**PROMPT**
All of the data should be output character for character, except the pictures.
# # #
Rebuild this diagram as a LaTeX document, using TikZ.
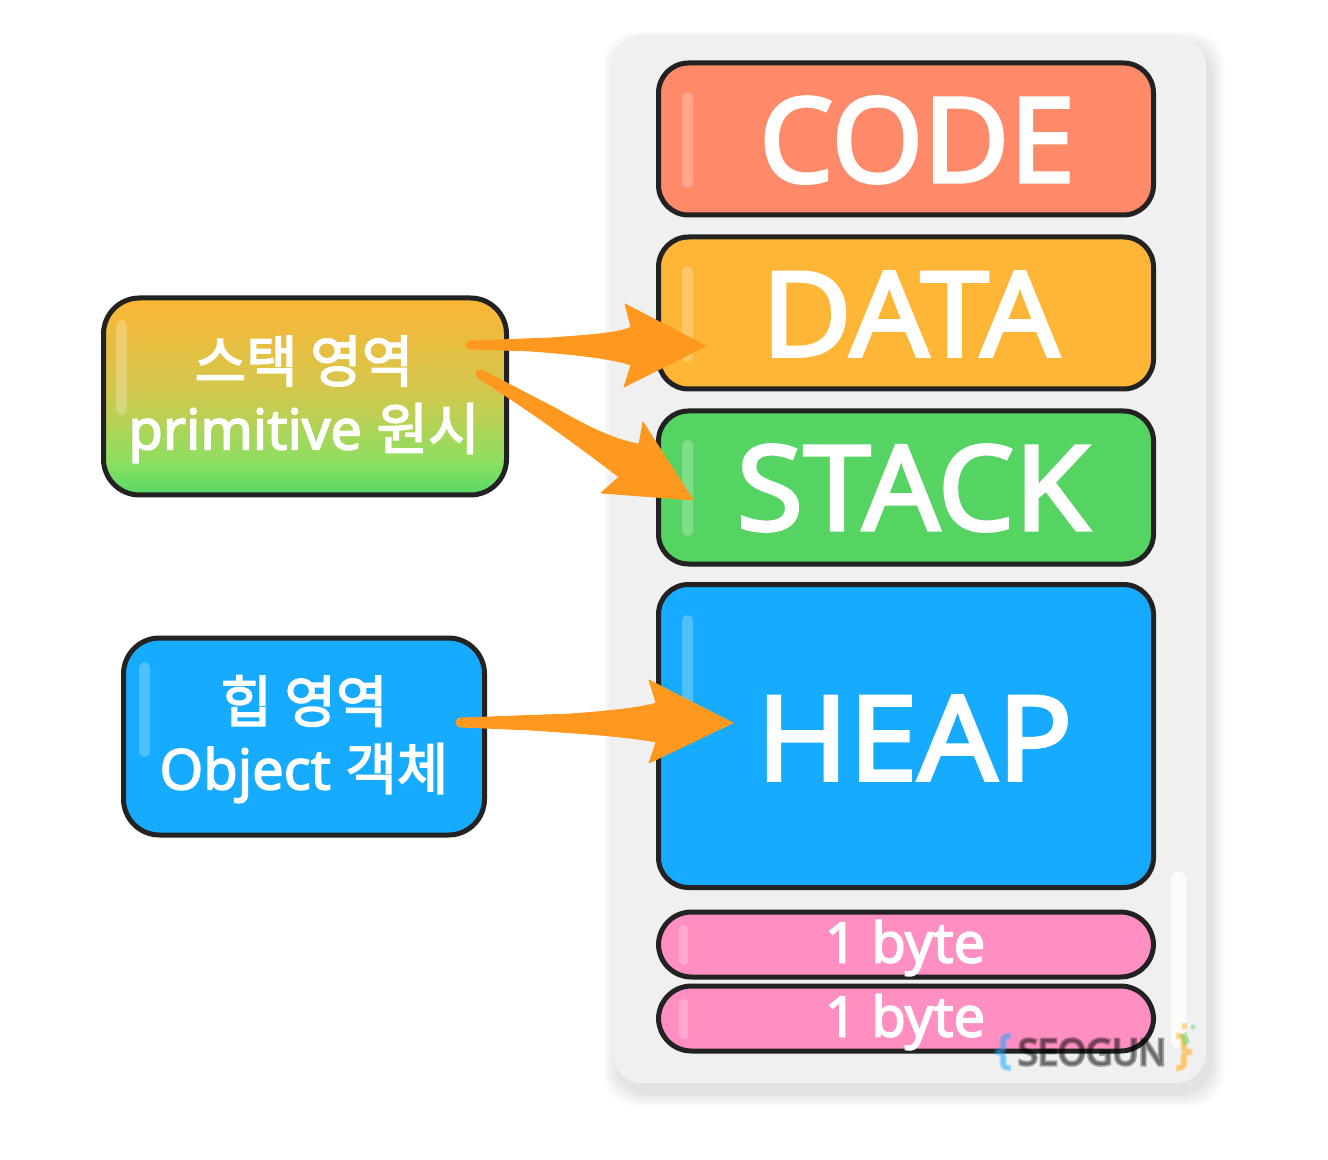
\documentclass[tikz,border=0pt]{standalone}
\usepackage{fontspec}
\usetikzlibrary{calc}
\setmainfont{Noto Sans}[FakeBold=2.6]
\newfontfamily\krf{Noto Sans CJK KR}[FakeBold=2.8]
\newfontfamily\wmfont{Noto Sans}[FakeBold=9]
\definecolor{strokec}{HTML}{222222}
\definecolor{panelc}{HTML}{F0F0F0}
\definecolor{codec}{HTML}{FF8A69}
\definecolor{datac}{HTML}{FFB636}
\definecolor{stackc}{HTML}{55D463}
\definecolor{heapc}{HTML}{17ABFF}
\definecolor{bytec}{HTML}{FF8FC1}
\definecolor{arrowc}{HTML}{FF981F}
\definecolor{g1}{HTML}{FDB535}
\definecolor{g2}{HTML}{CFC94F}
\definecolor{g3}{HTML}{8AE061}
\definecolor{g4}{HTML}{5CD966}
\pgfdeclareverticalshading{stackgrad}{100bp}{color(0bp)=(g4); color(26bp)=(g4); color(33bp)=(g3); color(50bp)=(g2); color(75bp)=(g1); color(100bp)=(g1)}
\tikzset{
  box/.style={draw=strokec,line width=2.5pt,rounded corners=15pt,inner sep=0pt,outer sep=0pt},
  sidebox/.style={box,rounded corners=18pt},
  bytebox/.style={box,rounded corners=16.5pt,fill=bytec},
  shine/.style={fill=white,fill opacity=.24,rounded corners=2.7pt},
  bigtext/.style={text=white,font=\fontsize{59}{59}\selectfont,inner sep=0pt},
  midtext/.style={text=white,font=\fontsize{28}{28}\selectfont,inner sep=0pt},
  fatarrow/.style={fill=arrowc,line join=round,draw=arrowc,line width=.4pt},
}
\begin{document}
\begin{tikzpicture}[x=0.5pt,y=-0.5pt]
\useasboundingbox (0,0) rectangle (1328,1160);
% panel shadow
\foreach \g in {1,...,14}{
  \fill[black,opacity=.008,rounded corners=17pt] (612-\g+5,35-\g+10) rectangle (1206+\g+5,1083+\g+10);
}
\fill[panelc,rounded corners=15pt] (612,35) rectangle (1206,1083);
\fill[white,opacity=.85,rounded corners=3.5pt] (1171,872) rectangle (1186,1048);

% stacked boxes
\node[box,fill=codec,minimum width=247.5pt,minimum height=76pt] (code) at (906,139) {};
\node[box,fill=datac,minimum width=247.5pt,minimum height=76pt] (data) at (906,313) {};
\node[box,fill=stackc,minimum width=247.5pt,minimum height=76.5pt] (stack) at (906,487.5) {};
\node[box,fill=heapc,minimum width=247.5pt,minimum height=151.5pt] (heap) at (906,736) {};
\node[bytebox,minimum width=247.5pt,minimum height=32.5pt] (byteA) at (906,944.5) {};
\node[bytebox,minimum width=247.5pt,minimum height=32.5pt] (byteB) at (906,1018.5) {};

% highlights
\fill[shine] (682,92) rectangle (693,188);
\fill[shine] (682,266) rectangle (693,362);
\fill[shine] (682,440) rectangle (693,536);
\fill[shine] (682,615) rectangle (693,711);
\fill[shine,rounded corners=2.2pt] (679,925) rectangle (688,965);
\fill[shine,rounded corners=2.2pt] (679,999) rectangle (688,1039);

% labels
\node[bigtext] (codet) at (917,140) {CODE};
\node[bigtext] (datat) at (910.5,314) {\scalebox{1.05}[1]{DATA}};
\node[bigtext] (stackt) at (913,488) {\scalebox{1.03}[1]{STACK}};
\node[bigtext] (heapt) at (914.5,738) {\scalebox{1.055}[1]{HEAP}};
\node[midtext] (byteAt) at (905,948) {1 byte};
\node[midtext] (byteBt) at (905,1022) {1 byte};

% side boxes
\node[sidebox,shade,shading=stackgrad,minimum width=201.5pt,minimum height=98.5pt] (side) at (305,396.5) {};
\node[sidebox,fill=heapc,minimum width=180.5pt,minimum height=98.5pt] (sideh) at (304,736.5) {};
\fill[shine] (116,320) rectangle (127,415);
\fill[shine] (139,662) rectangle (150,757);
\node[midtext] (s1) at (304,361) {\krf 스택 영역};
\node[midtext] (s2) at (304,433) {primitive {\krf 원시}};
\node[midtext] (h1) at (304,701) {\krf 힙 영역};
\node[midtext] (h2) at (304,773) {Object {\krf 객체}};

% arrows
\coordinate (a1s) at (470,345);
\coordinate (a1e) at (706,346);
\coordinate (a2s) at (481,374);
\coordinate (a2e) at (693,500);
\coordinate (a3s) at (460,722);
\coordinate (a3e) at (733,723);
\draw[fatarrow] ($(a1s)+(0,-4)$) -- (550,338) .. controls (590,335) and (620,333) .. (631,327) -- (625,304) -- (a1e) -- (624,387) -- (631,365) .. controls (610,358) and (570,354) .. (530,351) -- ($(a1s)+(0,4)$) .. controls (465,349) and (465,341) .. ($(a1s)+(0,-4)$) -- cycle;
\draw[fatarrow] (482,370) -- (555,408) .. controls (590,428) and (615,440) .. (639,444) -- (643,422) -- (a2e) -- (601,493) -- (619,477) .. controls (590,455) and (540,417) .. (478,378) .. controls (474,374) and (477,369) .. (482,370) -- cycle;
\draw[fatarrow] ($(a3s)+(0,-4)$) -- (570,714) .. controls (610,711) and (640,708) .. (656,703) -- (649,680) -- (a3e) -- (649,763) -- (656,742) .. controls (630,737) and (590,734) .. (530,730) -- ($(a3s)+(0,5)$) .. controls (455,727) and (455,718) .. ($(a3s)+(0,-4)$) -- cycle;

% watermark
\node[text=black,opacity=.33,inner sep=0pt,font=\wmfont\fontsize{18}{18}\selectfont] (wm) at (1092,1052) {SEOGUN};
\node[text=heapc,opacity=.35,inner sep=0pt,font=\wmfont\fontsize{20}{20}\selectfont] (wml) at (1003,1052) {\{};
\node[text=datac,opacity=.45,inner sep=0pt,font=\wmfont\fontsize{20}{20}\selectfont] (wmr) at (1184,1052) {\}};
\fill[stackc,opacity=.45] (1180,1035) -- (1186,1032) -- (1190,1042) -- (1184,1046) -- cycle;
\fill[datac,opacity=.5] (1182,1023) rectangle (1187,1029);
\fill[stackc,opacity=.45] (1193,1027) circle (2.5);
\end{tikzpicture}
\end{document}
# # #
**EXERCISE RESULT**
Rebuild this diagram as a LaTeX document, using TikZ.
\documentclass[tikz,border=0pt]{standalone}
\usepackage{fontspec}
\usetikzlibrary{calc}
\setmainfont{Noto Sans}[FakeBold=2.6]
\newfontfamily\krf{Noto Sans CJK KR}[FakeBold=2.8]
\newfontfamily\wmfont{Noto Sans}[FakeBold=9]
\definecolor{strokec}{HTML}{222222}
\definecolor{panelc}{HTML}{F0F0F0}
\definecolor{codec}{HTML}{FF8A69}
\definecolor{datac}{HTML}{FFB636}
\definecolor{stackc}{HTML}{55D463}
\definecolor{heapc}{HTML}{17ABFF}
\definecolor{bytec}{HTML}{FF8FC1}
\definecolor{arrowc}{HTML}{FF981F}
\definecolor{g1}{HTML}{FDB535}
\definecolor{g2}{HTML}{CFC94F}
\definecolor{g3}{HTML}{8AE061}
\definecolor{g4}{HTML}{5CD966}
\pgfdeclareverticalshading{stackgrad}{100bp}{color(0bp)=(g4); color(26bp)=(g4); color(33bp)=(g3); color(50bp)=(g2); color(75bp)=(g1); color(100bp)=(g1)}
\tikzset{
  box/.style={draw=strokec,line width=2.5pt,rounded corners=15pt,inner sep=0pt,outer sep=0pt},
  sidebox/.style={box,rounded corners=18pt},
  bytebox/.style={box,rounded corners=16.5pt,fill=bytec},
  shine/.style={fill=white,fill opacity=.24,rounded corners=2.7pt},
  bigtext/.style={text=white,font=\fontsize{59}{59}\selectfont,inner sep=0pt},
  midtext/.style={text=white,font=\fontsize{28}{28}\selectfont,inner sep=0pt},
  fatarrow/.style={fill=arrowc,line join=round,draw=arrowc,line width=.4pt},
}
\begin{document}
\begin{tikzpicture}[x=0.5pt,y=-0.5pt]
\useasboundingbox (0,0) rectangle (1328,1160);
% panel shadow
\foreach \g in {1,...,14}{
  \fill[black,opacity=.008,rounded corners=17pt] (612-\g+5,35-\g+10) rectangle (1206+\g+5,1083+\g+10);
}
\fill[panelc,rounded corners=15pt] (612,35) rectangle (1206,1083);
\fill[white,opacity=.85,rounded corners=3.5pt] (1171,872) rectangle (1186,1048);

% stacked boxes
\node[box,fill=codec,minimum width=247.5pt,minimum height=76pt] (code) at (906,139) {};
\node[box,fill=datac,minimum width=247.5pt,minimum height=76pt] (data) at (906,313) {};
\node[box,fill=stackc,minimum width=247.5pt,minimum height=76.5pt] (stack) at (906,487.5) {};
\node[box,fill=heapc,minimum width=247.5pt,minimum height=151.5pt] (heap) at (906,736) {};
\node[bytebox,minimum width=247.5pt,minimum height=32.5pt] (byteA) at (906,944.5) {};
\node[bytebox,minimum width=247.5pt,minimum height=32.5pt] (byteB) at (906,1018.5) {};

% highlights
\fill[shine] (682,92) rectangle (693,188);
\fill[shine] (682,266) rectangle (693,362);
\fill[shine] (682,440) rectangle (693,536);
\fill[shine] (682,615) rectangle (693,711);
\fill[shine,rounded corners=2.2pt] (679,925) rectangle (688,965);
\fill[shine,rounded corners=2.2pt] (679,999) rectangle (688,1039);

% labels
\node[bigtext] (codet) at (917,140) {CODE};
\node[bigtext] (datat) at (910.5,314) {\scalebox{1.05}[1]{DATA}};
\node[bigtext] (stackt) at (913,488) {\scalebox{1.03}[1]{STACK}};
\node[bigtext] (heapt) at (914.5,738) {\scalebox{1.055}[1]{HEAP}};
\node[midtext] (byteAt) at (905,948) {1 byte};
\node[midtext] (byteBt) at (905,1022) {1 byte};

% side boxes
\node[sidebox,shade,shading=stackgrad,minimum width=201.5pt,minimum height=98.5pt] (side) at (305,396.5) {};
\node[sidebox,fill=heapc,minimum width=180.5pt,minimum height=98.5pt] (sideh) at (304,736.5) {};
\fill[shine] (116,320) rectangle (127,415);
\fill[shine] (139,662) rectangle (150,757);
\node[midtext] (s1) at (304,361) {\krf 스택 영역};
\node[midtext] (s2) at (304,433) {primitive {\krf 원시}};
\node[midtext] (h1) at (304,701) {\krf 힙 영역};
\node[midtext] (h2) at (304,773) {Object {\krf 객체}};

% arrows
\coordinate (a1s) at (470,345);
\coordinate (a1e) at (706,346);
\coordinate (a2s) at (481,374);
\coordinate (a2e) at (693,500);
\coordinate (a3s) at (460,722);
\coordinate (a3e) at (733,723);
\draw[fatarrow] ($(a1s)+(0,-4)$) -- (550,338) .. controls (590,335) and (620,333) .. (631,327) -- (625,304) -- (a1e) -- (624,387) -- (631,365) .. controls (610,358) and (570,354) .. (530,351) -- ($(a1s)+(0,4)$) .. controls (465,349) and (465,341) .. ($(a1s)+(0,-4)$) -- cycle;
\draw[fatarrow] (482,370) -- (555,408) .. controls (590,428) and (615,440) .. (639,444) -- (643,422) -- (a2e) -- (601,493) -- (619,477) .. controls (590,455) and (540,417) .. (478,378) .. controls (474,374) and (477,369) .. (482,370) -- cycle;
\draw[fatarrow] ($(a3s)+(0,-4)$) -- (570,714) .. controls (610,711) and (640,708) .. (656,703) -- (649,680) -- (a3e) -- (649,763) -- (656,742) .. controls (630,737) and (590,734) .. (530,730) -- ($(a3s)+(0,5)$) .. controls (455,727) and (455,718) .. ($(a3s)+(0,-4)$) -- cycle;

% watermark
\node[text=black,opacity=.33,inner sep=0pt,font=\wmfont\fontsize{18}{18}\selectfont] (wm) at (1092,1052) {SEOGUN};
\node[text=heapc,opacity=.35,inner sep=0pt,font=\wmfont\fontsize{20}{20}\selectfont] (wml) at (1003,1052) {\{};
\node[text=datac,opacity=.45,inner sep=0pt,font=\wmfont\fontsize{20}{20}\selectfont] (wmr) at (1184,1052) {\}};
\fill[stackc,opacity=.45] (1180,1035) -- (1186,1032) -- (1190,1042) -- (1184,1046) -- cycle;
\fill[datac,opacity=.5] (1182,1023) rectangle (1187,1029);
\fill[stackc,opacity=.45] (1193,1027) circle (2.5);
\end{tikzpicture}
\end{document}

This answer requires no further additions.